The assembly earlier called on its 192 member states to recognize only Zelaya's government, underlining the isolation of the Honduran armed forces and the interim administration appointed by Congress after the coup in the Central American country.

Zelaya, flown to Costa Rica on Sunday by the Honduran military, said he had the backing of the entire international community, and he expected the military to change its position upon his return and support him.

He said the General Assembly president, Miguel D'Escoto, had promised to fly back to Honduras with him, along with Argentine President Cristina Fernandez, Ecuadorean President Rafael Correa and OAS chief Jose Miguel Insulza.

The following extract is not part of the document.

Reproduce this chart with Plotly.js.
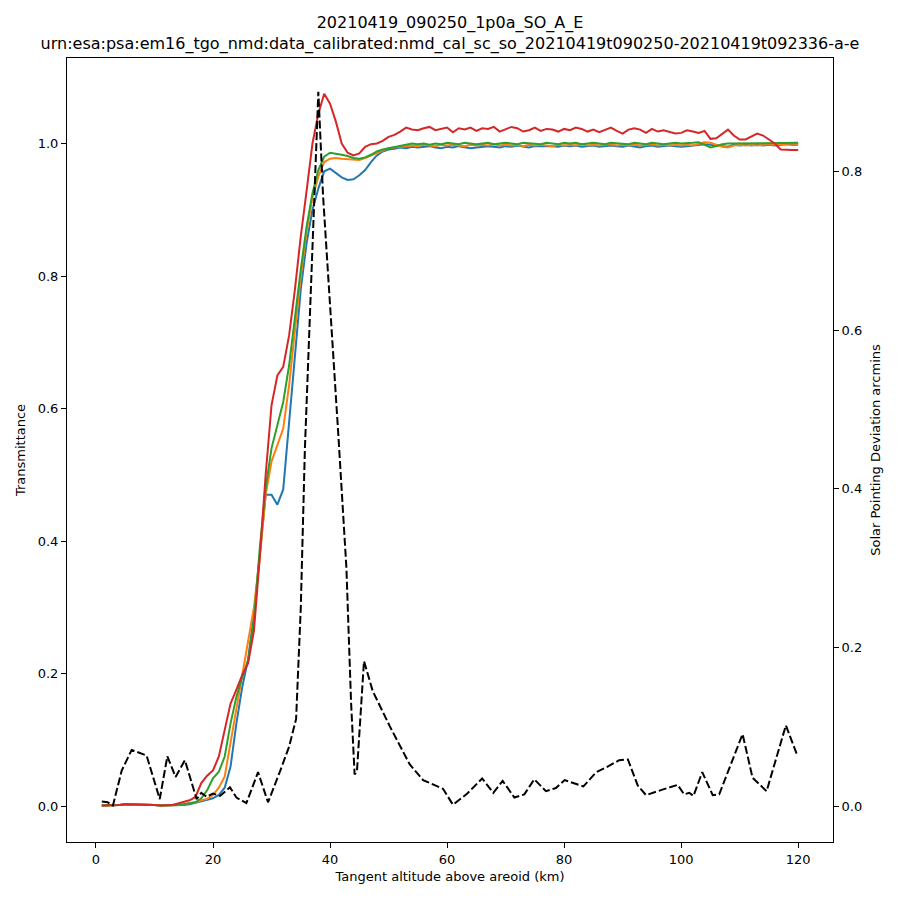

Asked what would guarantee his security in Honduras, he said: "The blood of Christ, my convictions, my conduct during my entire life and the people on the streets." He later said he did not want to provoke violence.

Honduras' interim foreign minister, Enrique Ortez, said on Tuesday Zelaya would be arrested if he returns.

Zelaya said he intended to finish his current mandate, ending in January, and would not run for office again. He was expelled from the country after trying to change the constitution to let presidents seek re-election beyond a single four-year term -- a move opposed by Congress, the courts and the army.

In reply to a reporter who asked if he would not be president ever again, he said: "No, never."

Asked about his role after his current mandate expires, Zelaya, a logging magnate, said, "I will return to a civilian life and not to politics, life with my family."

Zelaya, who took office in 2006, earlier delivered a rambling speech to the assembly in which he defended his record and his bid to have the constitution changed, and recounted how he was taken from his bed by soldiers on Sunday and put on a plane in his nightwear.

Zelaya,who is viewed by his critics in Honduras as too close to socialist Venezuelan President Hugo Chavez, said he had only tried to improve the lot of his country's poor but had been treated harshly by the Honduran army and business elite that has run the country for decades.

"No-one has put me on trial. No-one has called me to a court to defend myself, no-one has told me what the crime is," he said.

The General Assembly resolution followed a string of condemnations of the coup by foreign leaders from Chavez to U.S. President Barack Obama.

Passed by consensus, the resolution condemned what it called a coup d'etat and demanded "the immediate and unconditional restoration of the legitimate and constitutional government" of Zelaya.

It said the assembly "decides to call firmly and categorically on all states to recognize no government other than that" of Zelaya.

The resolution was co-sponsored by a group of Latin American and Caribbean states joined by several others including the United States.

The resolution was watered down from an earlier draft that said the assembly itself "decides to recognize no government other than that" of Zelaya, rather than the eventual slightly weaker call to member states to recognize only Zelaya.

General Assembly resolutions are not legally binding, unlike those of the U.N. Security Council.